Aim | Take the lines from the head of the listing through the one bearing "from matplotlib.ticker import FuncFormatter" and copy them exactly, leaving every picture out.

Stored data |
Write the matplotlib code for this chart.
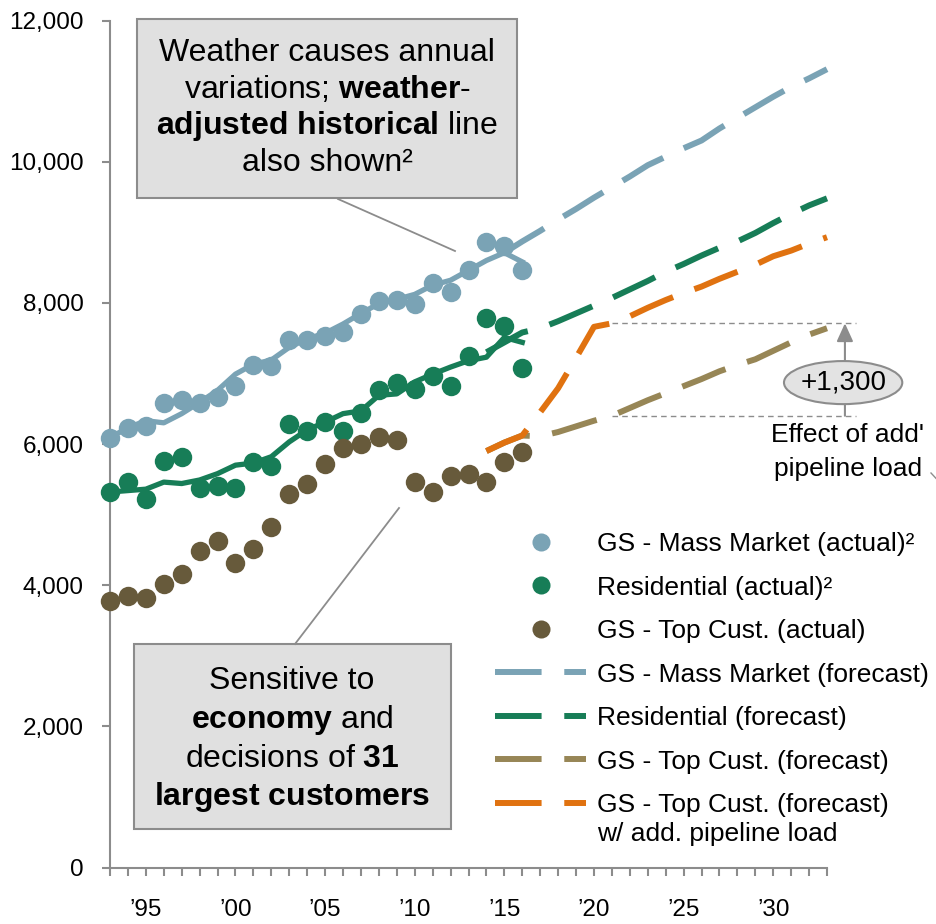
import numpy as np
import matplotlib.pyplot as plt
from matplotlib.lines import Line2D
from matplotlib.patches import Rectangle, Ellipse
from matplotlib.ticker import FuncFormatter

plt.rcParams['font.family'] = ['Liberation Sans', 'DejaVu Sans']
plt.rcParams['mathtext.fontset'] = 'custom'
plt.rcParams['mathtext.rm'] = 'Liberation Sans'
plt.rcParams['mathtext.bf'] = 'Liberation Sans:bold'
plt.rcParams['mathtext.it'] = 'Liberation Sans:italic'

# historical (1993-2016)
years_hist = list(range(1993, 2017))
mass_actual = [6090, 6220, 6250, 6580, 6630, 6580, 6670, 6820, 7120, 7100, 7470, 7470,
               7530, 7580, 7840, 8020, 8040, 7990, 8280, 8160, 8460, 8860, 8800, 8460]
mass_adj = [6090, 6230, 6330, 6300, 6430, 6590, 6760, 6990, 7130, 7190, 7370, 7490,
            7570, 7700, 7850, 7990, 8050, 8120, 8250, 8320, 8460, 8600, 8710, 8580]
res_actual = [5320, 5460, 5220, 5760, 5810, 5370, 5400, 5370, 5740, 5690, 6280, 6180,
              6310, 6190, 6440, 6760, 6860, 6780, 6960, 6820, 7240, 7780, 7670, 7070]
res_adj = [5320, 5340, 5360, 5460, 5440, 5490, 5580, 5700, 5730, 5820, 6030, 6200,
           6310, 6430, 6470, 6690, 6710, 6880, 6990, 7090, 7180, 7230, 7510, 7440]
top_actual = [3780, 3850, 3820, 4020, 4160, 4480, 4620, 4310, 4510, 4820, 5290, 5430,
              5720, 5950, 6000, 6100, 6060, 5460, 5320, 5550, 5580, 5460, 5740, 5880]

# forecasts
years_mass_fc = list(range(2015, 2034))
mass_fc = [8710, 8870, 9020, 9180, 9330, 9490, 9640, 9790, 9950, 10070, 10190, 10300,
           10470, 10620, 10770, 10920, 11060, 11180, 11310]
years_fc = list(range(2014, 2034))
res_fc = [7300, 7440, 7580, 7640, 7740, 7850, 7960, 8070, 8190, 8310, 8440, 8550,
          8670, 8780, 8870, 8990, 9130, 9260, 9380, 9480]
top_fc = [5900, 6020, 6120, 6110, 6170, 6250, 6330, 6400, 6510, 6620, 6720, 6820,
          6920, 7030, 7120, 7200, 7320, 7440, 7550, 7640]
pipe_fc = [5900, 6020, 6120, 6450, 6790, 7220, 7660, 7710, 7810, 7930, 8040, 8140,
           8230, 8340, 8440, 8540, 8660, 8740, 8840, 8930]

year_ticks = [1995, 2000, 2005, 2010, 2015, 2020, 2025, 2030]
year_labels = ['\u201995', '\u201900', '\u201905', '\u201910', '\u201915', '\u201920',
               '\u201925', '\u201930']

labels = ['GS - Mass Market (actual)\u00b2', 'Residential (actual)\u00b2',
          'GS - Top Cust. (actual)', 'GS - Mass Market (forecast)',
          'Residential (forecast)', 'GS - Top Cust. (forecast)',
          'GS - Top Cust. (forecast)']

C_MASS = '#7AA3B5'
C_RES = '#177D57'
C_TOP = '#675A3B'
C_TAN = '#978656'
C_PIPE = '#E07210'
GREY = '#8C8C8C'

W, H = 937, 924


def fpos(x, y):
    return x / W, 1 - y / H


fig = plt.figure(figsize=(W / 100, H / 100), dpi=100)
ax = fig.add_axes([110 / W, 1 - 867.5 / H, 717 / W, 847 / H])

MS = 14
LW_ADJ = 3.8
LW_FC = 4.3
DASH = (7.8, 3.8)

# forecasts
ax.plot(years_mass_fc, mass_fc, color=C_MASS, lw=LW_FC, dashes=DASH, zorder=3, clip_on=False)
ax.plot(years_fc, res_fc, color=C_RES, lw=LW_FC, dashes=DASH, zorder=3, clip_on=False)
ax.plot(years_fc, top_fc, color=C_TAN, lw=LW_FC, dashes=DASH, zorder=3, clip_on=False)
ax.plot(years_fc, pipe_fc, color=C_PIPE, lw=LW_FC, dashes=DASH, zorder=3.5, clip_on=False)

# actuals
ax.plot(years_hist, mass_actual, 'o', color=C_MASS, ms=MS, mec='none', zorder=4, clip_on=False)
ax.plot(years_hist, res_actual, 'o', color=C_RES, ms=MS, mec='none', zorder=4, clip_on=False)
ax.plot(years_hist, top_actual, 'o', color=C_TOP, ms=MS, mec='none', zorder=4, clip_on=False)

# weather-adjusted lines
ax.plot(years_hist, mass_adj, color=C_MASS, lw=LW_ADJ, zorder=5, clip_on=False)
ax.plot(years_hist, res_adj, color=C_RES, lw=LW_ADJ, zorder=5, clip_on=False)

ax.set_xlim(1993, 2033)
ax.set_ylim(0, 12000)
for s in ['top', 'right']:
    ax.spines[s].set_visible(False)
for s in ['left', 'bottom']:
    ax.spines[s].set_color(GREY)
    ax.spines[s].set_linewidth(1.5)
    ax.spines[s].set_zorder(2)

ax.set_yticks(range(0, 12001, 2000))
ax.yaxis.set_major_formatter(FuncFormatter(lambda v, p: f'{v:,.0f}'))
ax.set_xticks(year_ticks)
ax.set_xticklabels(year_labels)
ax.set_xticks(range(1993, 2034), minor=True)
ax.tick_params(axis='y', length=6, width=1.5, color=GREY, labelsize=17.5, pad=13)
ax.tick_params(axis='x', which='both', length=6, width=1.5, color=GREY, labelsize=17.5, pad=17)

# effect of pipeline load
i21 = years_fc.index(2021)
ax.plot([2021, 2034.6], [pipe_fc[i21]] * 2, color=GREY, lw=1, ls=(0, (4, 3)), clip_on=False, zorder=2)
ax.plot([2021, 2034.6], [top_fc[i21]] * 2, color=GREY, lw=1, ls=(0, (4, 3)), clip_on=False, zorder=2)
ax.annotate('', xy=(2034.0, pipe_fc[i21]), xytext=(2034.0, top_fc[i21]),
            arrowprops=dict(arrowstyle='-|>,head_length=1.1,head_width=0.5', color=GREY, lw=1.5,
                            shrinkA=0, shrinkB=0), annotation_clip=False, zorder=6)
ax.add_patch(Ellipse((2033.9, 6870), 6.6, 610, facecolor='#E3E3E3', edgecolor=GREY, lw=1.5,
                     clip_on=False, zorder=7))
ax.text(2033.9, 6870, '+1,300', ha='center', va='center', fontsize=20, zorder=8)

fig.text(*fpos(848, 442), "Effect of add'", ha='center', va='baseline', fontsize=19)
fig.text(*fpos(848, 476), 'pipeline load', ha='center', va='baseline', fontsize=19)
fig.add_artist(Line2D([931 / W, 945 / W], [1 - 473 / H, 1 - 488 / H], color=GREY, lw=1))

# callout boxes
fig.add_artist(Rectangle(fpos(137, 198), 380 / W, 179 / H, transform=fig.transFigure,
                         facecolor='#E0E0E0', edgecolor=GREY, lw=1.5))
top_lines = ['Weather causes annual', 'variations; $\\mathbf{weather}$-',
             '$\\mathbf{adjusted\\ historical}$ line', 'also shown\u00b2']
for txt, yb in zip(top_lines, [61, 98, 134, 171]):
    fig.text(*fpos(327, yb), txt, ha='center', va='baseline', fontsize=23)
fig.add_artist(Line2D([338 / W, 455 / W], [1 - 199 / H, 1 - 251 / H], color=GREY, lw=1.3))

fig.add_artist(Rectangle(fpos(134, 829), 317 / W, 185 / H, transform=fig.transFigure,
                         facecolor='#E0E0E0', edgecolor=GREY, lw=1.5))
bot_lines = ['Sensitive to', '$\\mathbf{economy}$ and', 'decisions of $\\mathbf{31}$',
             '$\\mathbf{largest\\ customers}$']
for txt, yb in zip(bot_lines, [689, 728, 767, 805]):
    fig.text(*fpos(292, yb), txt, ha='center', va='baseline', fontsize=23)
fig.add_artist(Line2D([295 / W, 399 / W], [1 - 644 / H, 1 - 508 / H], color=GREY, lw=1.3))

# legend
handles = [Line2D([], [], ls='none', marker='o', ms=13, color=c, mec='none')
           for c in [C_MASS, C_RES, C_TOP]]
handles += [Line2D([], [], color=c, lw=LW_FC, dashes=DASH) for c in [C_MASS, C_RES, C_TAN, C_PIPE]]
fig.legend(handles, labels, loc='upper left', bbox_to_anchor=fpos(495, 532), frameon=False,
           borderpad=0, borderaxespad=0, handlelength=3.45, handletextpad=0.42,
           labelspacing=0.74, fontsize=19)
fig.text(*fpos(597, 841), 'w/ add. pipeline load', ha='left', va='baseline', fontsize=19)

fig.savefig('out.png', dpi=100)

The answer |
Write the matplotlib code for this chart.
import numpy as np
import matplotlib.pyplot as plt
from matplotlib.lines import Line2D
from matplotlib.patches import Rectangle, Ellipse
from matplotlib.ticker import FuncFormatter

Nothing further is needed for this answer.